Marcos Roitman Rosenmann
Las noticias que llegan de Chile no son alentadoras. Nada parece tener sentido en medio de una política de violencia gubernamental cuya máxima consiste en seguir desplazando la frontera del pueblo mapuche hacia regiones más australes e inhóspitas, donde sobrevivir es un milagro. Se trata de robar y negarles los legítimos derechos sobre sus territorios. Pero esto no es nuevo. Durante el mandato de Jorge Alessandri, en los años 60 del siglo XX, un terrateniente perteneciente a la vieja escuela permitió a sus pares seguir con la usurpación de los territorios mapuches. Igualmente, bajo su gobierno, se consumó el exterminio de los indígenas patagones. Desaparecieron sin que se derramase una lágrima. Salvo en documentales, nadie recuerda su existencia. Algo similar ocurre con los indígenas onas en el extremo austral. Su población disminuye constantemente. Pero esto sigue y suma. En el periodo dictatorial, al tiempo que se tortura, asesina y desarticulan las organizaciones indígenas, se enajenan las tierras comunales, distribuyéndose entre los hacendados pinochetistas. En los años 90, cuando muchos saludaban el fin de la dictadura y auguraban tiempos mejores, el pueblo mapuche seguiría acosado y perseguido. Se criminalizan sus reivindicaciones y se da rienda suelta a una de las más feroces represiones ejercidas por gobiernos electos democráticamente.
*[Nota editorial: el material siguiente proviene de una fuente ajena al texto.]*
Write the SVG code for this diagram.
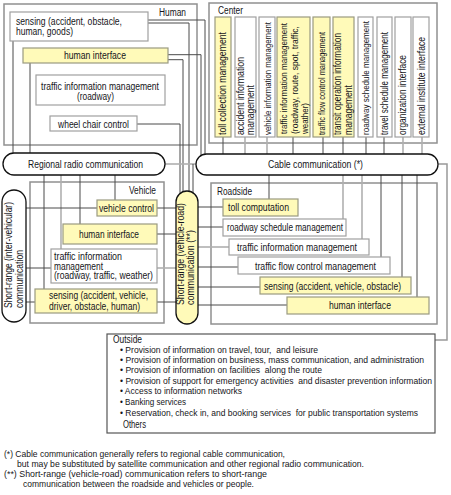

Su impulsor será el entonces ministro de agricultura de Patricio Alywin, Juan Agustín Figueroa, gran latifundista y con intereses económicos en los territorios mapuches, donde tiene sus propiedades. Fue el inductor de aplicar las leyes antiterroristas que han llevado a la cárcel a más de 50 lonkos y justificado la tortura a manos de las fuerzas de orden público. Esta política siguió bajo el gobierno de Eduardo Frei hijo, con la construcción de la presa hidroeléctrica Ralco. Su puesta en funcionamiento acabaría por destruir el patrimonio cultural de los pehuenches, dejando bajo sus aguas una parte fundamental de su arquitectura, cementerios y centros de culto. El etnocidio se consuma. Fueron presionados, violentados y obligados a trasladarse a las regiones altas de la cordillera de los Andes con temperaturas inferiores a cinco grados bajo cero en invierno. No sólo les quitaron sus pertenencias y territorios, han roto su ecosistema y profundizado su pobreza. Endesa, la empresa propietaria, se lava las manos amparándose en las leyes vigentes que avalaron el proyecto.
Sin embargo, antes de llevarlo a cabo, los estrategas chilenos estudiaron posibles conflictos emergentes. En un viaje de Estado, se presentaron en México acompañados por el embajador de Chile. Se reunieron con las autoridades de Gobernación para empaparse de la estrategia contrainsurgente desplegada en Chiapas contra el EZLN. Había que estar prevenidos y tomar ejemplo. Las autoridades chilenas siguieron las instrucciones al pie de la letra. No se cortaron un pelo, militarizaron la región buscando desarticular las comunidades y encarcelar a sus líderes naturales. De paso crearon organizaciones bastardas con las cuales negociaron la venta y el desalojo de los territorios pehuenches. Un diseño sin fisuras. Tras la inauguración de la presa, los nuevos asentamientos no tienen luz eléctrica y su costo es prohibitivo. La presa Ralco no iba a producir electricidad para la población, se trataba de beneficiar a las industrias contaminantes de la minería y la celulosa de papel. El daño al medioambiente de la región es irreversible.